Information shown:
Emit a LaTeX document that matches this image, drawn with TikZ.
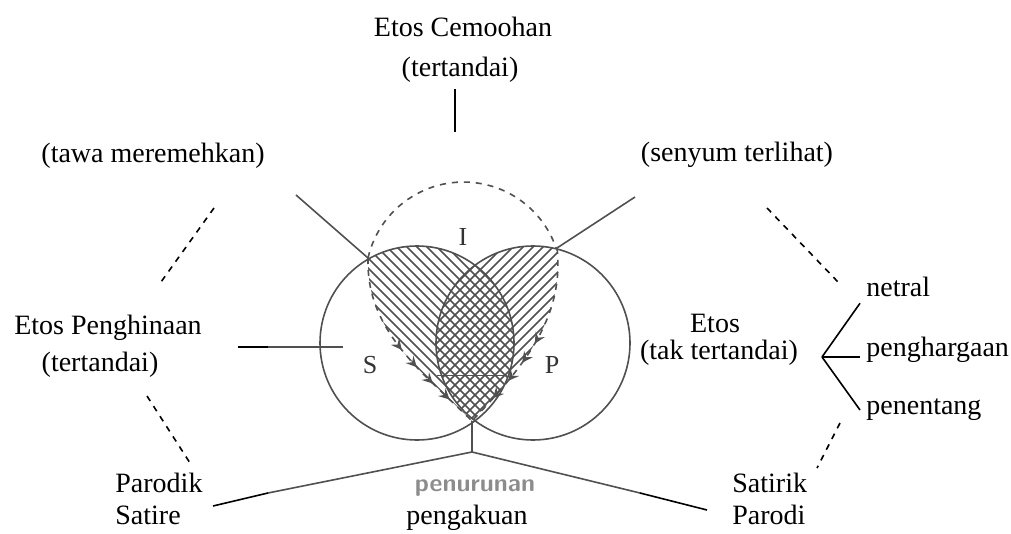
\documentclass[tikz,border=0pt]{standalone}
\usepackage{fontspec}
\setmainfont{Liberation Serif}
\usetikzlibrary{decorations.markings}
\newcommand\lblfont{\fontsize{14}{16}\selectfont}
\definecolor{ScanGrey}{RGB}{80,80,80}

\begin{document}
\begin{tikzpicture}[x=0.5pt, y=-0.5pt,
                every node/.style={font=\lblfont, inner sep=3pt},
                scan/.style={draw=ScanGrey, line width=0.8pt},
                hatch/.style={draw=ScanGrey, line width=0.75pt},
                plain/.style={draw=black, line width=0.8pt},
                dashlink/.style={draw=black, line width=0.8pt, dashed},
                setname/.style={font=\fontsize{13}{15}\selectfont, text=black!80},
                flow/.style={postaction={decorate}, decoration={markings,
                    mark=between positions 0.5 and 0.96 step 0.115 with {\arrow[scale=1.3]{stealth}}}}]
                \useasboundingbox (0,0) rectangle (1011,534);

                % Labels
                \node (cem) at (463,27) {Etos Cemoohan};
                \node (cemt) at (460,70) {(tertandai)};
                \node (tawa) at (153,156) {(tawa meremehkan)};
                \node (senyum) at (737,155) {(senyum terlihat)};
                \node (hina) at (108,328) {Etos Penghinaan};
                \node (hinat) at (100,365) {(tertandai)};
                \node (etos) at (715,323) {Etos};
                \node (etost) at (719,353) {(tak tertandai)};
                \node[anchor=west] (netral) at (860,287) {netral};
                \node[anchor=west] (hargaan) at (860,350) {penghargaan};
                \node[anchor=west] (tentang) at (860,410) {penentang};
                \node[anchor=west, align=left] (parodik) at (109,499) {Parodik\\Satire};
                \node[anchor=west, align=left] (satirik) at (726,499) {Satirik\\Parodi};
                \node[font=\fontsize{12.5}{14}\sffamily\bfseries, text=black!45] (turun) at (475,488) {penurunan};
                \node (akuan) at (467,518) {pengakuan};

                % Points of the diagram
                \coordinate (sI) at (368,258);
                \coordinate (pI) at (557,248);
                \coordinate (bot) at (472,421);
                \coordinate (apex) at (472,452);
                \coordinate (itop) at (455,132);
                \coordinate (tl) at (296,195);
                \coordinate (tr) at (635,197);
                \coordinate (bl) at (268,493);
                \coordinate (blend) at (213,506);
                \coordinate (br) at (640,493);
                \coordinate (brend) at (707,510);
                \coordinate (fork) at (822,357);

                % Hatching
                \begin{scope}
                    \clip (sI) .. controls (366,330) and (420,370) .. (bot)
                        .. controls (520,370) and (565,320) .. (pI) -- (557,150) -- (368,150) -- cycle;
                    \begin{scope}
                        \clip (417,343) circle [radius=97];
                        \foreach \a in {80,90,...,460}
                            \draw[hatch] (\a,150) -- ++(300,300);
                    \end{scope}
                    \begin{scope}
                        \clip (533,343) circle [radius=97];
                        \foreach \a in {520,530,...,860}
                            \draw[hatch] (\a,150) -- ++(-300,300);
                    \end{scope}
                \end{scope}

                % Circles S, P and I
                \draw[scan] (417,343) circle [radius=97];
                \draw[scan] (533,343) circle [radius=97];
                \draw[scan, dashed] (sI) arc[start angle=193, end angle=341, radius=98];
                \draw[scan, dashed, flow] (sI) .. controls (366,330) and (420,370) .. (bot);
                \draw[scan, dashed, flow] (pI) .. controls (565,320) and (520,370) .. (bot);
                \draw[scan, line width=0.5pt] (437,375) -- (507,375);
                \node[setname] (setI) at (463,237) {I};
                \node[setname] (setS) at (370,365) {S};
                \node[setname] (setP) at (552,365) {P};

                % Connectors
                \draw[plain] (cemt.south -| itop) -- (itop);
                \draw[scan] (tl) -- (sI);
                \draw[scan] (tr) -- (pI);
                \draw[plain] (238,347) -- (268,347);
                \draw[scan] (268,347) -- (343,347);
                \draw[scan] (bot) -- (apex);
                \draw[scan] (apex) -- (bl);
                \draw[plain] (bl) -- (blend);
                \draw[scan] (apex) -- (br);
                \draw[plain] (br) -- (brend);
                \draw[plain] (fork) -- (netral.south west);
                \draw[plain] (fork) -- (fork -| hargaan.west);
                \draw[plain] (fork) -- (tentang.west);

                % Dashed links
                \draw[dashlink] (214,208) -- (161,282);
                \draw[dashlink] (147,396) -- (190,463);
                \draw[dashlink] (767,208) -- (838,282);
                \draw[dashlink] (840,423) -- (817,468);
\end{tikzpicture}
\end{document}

Work to do: Return each line from the material above exactly, but not the pictures.

Output for this task:
Emit a LaTeX document that matches this image, drawn with TikZ.
\documentclass[tikz,border=0pt]{standalone}
\usepackage{fontspec}
\setmainfont{Liberation Serif}
\usetikzlibrary{decorations.markings}
\newcommand\lblfont{\fontsize{14}{16}\selectfont}
\definecolor{ScanGrey}{RGB}{80,80,80}

\begin{document}
\begin{tikzpicture}[x=0.5pt, y=-0.5pt,
                every node/.style={font=\lblfont, inner sep=3pt},
                scan/.style={draw=ScanGrey, line width=0.8pt},
                hatch/.style={draw=ScanGrey, line width=0.75pt},
                plain/.style={draw=black, line width=0.8pt},
                dashlink/.style={draw=black, line width=0.8pt, dashed},
                setname/.style={font=\fontsize{13}{15}\selectfont, text=black!80},
                flow/.style={postaction={decorate}, decoration={markings,
                    mark=between positions 0.5 and 0.96 step 0.115 with {\arrow[scale=1.3]{stealth}}}}]
                \useasboundingbox (0,0) rectangle (1011,534);

                % Labels
                \node (cem) at (463,27) {Etos Cemoohan};
                \node (cemt) at (460,70) {(tertandai)};
                \node (tawa) at (153,156) {(tawa meremehkan)};
                \node (senyum) at (737,155) {(senyum terlihat)};
                \node (hina) at (108,328) {Etos Penghinaan};
                \node (hinat) at (100,365) {(tertandai)};
                \node (etos) at (715,323) {Etos};
                \node (etost) at (719,353) {(tak tertandai)};
                \node[anchor=west] (netral) at (860,287) {netral};
                \node[anchor=west] (hargaan) at (860,350) {penghargaan};
                \node[anchor=west] (tentang) at (860,410) {penentang};
                \node[anchor=west, align=left] (parodik) at (109,499) {Parodik\\Satire};
                \node[anchor=west, align=left] (satirik) at (726,499) {Satirik\\Parodi};
                \node[font=\fontsize{12.5}{14}\sffamily\bfseries, text=black!45] (turun) at (475,488) {penurunan};
                \node (akuan) at (467,518) {pengakuan};

                % Points of the diagram
                \coordinate (sI) at (368,258);
                \coordinate (pI) at (557,248);
                \coordinate (bot) at (472,421);
                \coordinate (apex) at (472,452);
                \coordinate (itop) at (455,132);
                \coordinate (tl) at (296,195);
                \coordinate (tr) at (635,197);
                \coordinate (bl) at (268,493);
                \coordinate (blend) at (213,506);
                \coordinate (br) at (640,493);
                \coordinate (brend) at (707,510);
                \coordinate (fork) at (822,357);

                % Hatching
                \begin{scope}
                    \clip (sI) .. controls (366,330) and (420,370) .. (bot)
                        .. controls (520,370) and (565,320) .. (pI) -- (557,150) -- (368,150) -- cycle;
                    \begin{scope}
                        \clip (417,343) circle [radius=97];
                        \foreach \a in {80,90,...,460}
                            \draw[hatch] (\a,150) -- ++(300,300);
                    \end{scope}
                    \begin{scope}
                        \clip (533,343) circle [radius=97];
                        \foreach \a in {520,530,...,860}
                            \draw[hatch] (\a,150) -- ++(-300,300);
                    \end{scope}
                \end{scope}

                % Circles S, P and I
                \draw[scan] (417,343) circle [radius=97];
                \draw[scan] (533,343) circle [radius=97];
                \draw[scan, dashed] (sI) arc[start angle=193, end angle=341, radius=98];
                \draw[scan, dashed, flow] (sI) .. controls (366,330) and (420,370) .. (bot);
                \draw[scan, dashed, flow] (pI) .. controls (565,320) and (520,370) .. (bot);
                \draw[scan, line width=0.5pt] (437,375) -- (507,375);
                \node[setname] (setI) at (463,237) {I};
                \node[setname] (setS) at (370,365) {S};
                \node[setname] (setP) at (552,365) {P};

                % Connectors
                \draw[plain] (cemt.south -| itop) -- (itop);
                \draw[scan] (tl) -- (sI);
                \draw[scan] (tr) -- (pI);
                \draw[plain] (238,347) -- (268,347);
                \draw[scan] (268,347) -- (343,347);
                \draw[scan] (bot) -- (apex);
                \draw[scan] (apex) -- (bl);
                \draw[plain] (bl) -- (blend);
                \draw[scan] (apex) -- (br);
                \draw[plain] (br) -- (brend);
                \draw[plain] (fork) -- (netral.south west);
                \draw[plain] (fork) -- (fork -| hargaan.west);
                \draw[plain] (fork) -- (tentang.west);

                % Dashed links
                \draw[dashlink] (214,208) -- (161,282);
                \draw[dashlink] (147,396) -- (190,463);
                \draw[dashlink] (767,208) -- (838,282);
                \draw[dashlink] (840,423) -- (817,468);
\end{tikzpicture}
\end{document}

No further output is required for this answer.